In rare alignment with climate activists, Big Oil wants the D.C. Circuit to reinstate rules that aim to decrease smog emissions — at the expense, farmers say, of America’s corn belt.
WASHINGTON (CN) — Two years after the Trump administration authorized year-round sales of high-ethanol gasoline, oil interests greased the wheels at the D.C. Circuit on Tuesday to bring back restrictions on the fuel in summer months.
President Barack Obama had been in power in 2011 when the Environmental Protection Agency prohibited the sale of E15 fuel — a blend that consists of 15% corn-based ethanol and 85% gasoline — between May and September in an effort to reduce smog emissions. With pressure from Midwestern farmers, whose corn feeds the production of ethanol, the Trump administration approved the use of the high-ethanol fuel to be used year-round in May 2019.
Representing the country’s oil refineries, the group American Fuel & Petrochemical Manufacturers petitioned the D.C. Circuit for review. Along with advocacy groups representing oil, motorcycle and maritime interests, the industry contends that the Clean Air Act’s language is clear: gasoline can only contain up to 10% ethanol.
Their attorney Kevin King told the court Tuesday during oral arguments that, without floor or ceiling requirements, the EPA should use 10% as a target, even if it is not hit precisely.
“There is room for ambiguity in the statute, but Congress cannot go further than the ambiguity allows,” King said.
EPA counsel Perry Rosen rankled the court, however, in saying that the statute’s ambiguity could allow anywhere from 10% to 49% ethanol in gasoline.
“If we wanted a supplemental briefing with five pages of argument, would you deem it appropriate to file a supplemental brief with 10 pages, under the rationale that it contains 5 pages of argument?” U.S. Circuit Judge Robert L. Wilkins asked.
“Or If I told you that Arnold Palmer is a drink that contains iced tea and 50% lemonade, and then gave you a teaspoon of ice tea and filled the remainder of the glass with lemonade — would you think I was receiving an Arnold Palmer?”
Rosen agreed that he wouldn’t.
“But by the same token,” he told the Obama appointee, “if there were a statue that required for a piece of jewelry to contain 10% gold to be considered gold plated, and it contained 20%, that statute would be interpreted as at least 10%.”
Rosen continued that if a juice label claims that it contains 10% real fruit, that means that it is at least 10% real fruit.
“When you’re dealing with chemicals, and it’s a specific amount — it means that amount and can’t see any ambiguity at all,” Wilkins retorted.
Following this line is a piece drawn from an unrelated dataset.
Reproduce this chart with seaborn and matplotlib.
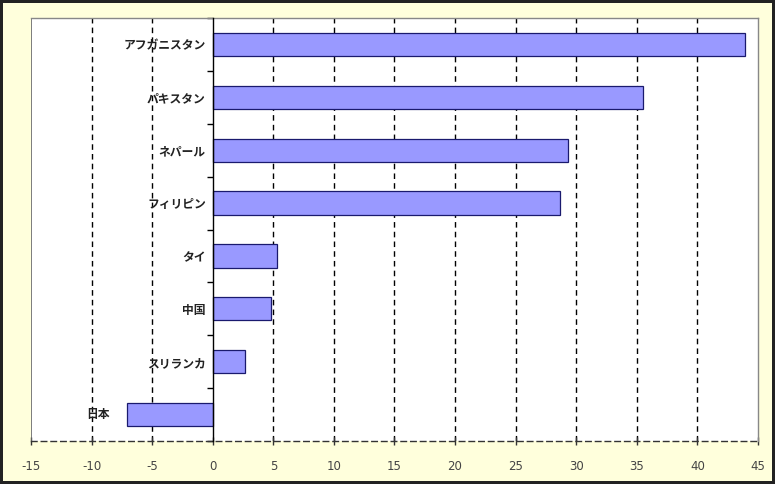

In a statement about the case, the oil industry group accused the EPA of intruding on the will of Congress.
“After nearly 30 years of arguing that Clean Air Act Reid Vapor Pressure waivers apply to gasoline containing ‘at least 9 percent and no more than 10 percent’ ethanol,” a spokesperson for the group said, “EPA is now claiming the exact opposite — that the statue is ‘ambiguous.’”
It’s up to the judges to interpret what Congress intended with the statute.
“I just wonder what the principles are that we are laying down,” said U.S. Circuit Judge Judith Rogers, a Clinton appointee. “Words either mean something or they don’t.”
High-ethanol gasoline doesn’t make much of a difference with evaporative emissions, but it does increase the pollution emitted from tailpipe emissions — though the EPA claims the pollution is minimal.
“We are talking about a fuel blend with just 5% additional ethanol that’s been sold for a decade for nearly two-thirds of the year without any significant environmental issues,” Rosen told judges on Tuesday. “It serves the purpose and intent of the statute, which was to provide a special allowance for ethanol to support the agricultural industry and energy security.”
After President Donald Trump gave E15 the 12-month green light, adoption of high-ethanol gasoline has remained slow. Throughout the past decade, E15 accounts for only about 1% of the fuel sold at retail gas stations in the United States.
During Trump’s unsuccessful reelection campaign, the oil group behind Monday’s appeal ran 30-second ads against him in the swing states of Michigan, Pennsylvania, Ohio and Wisconsin throughout July 2019.
On the Democratic campaign trail, meanwhile, Minnesota Senator Amy Klobuchar used the controversy to position herself as the farmer-friendly candidate.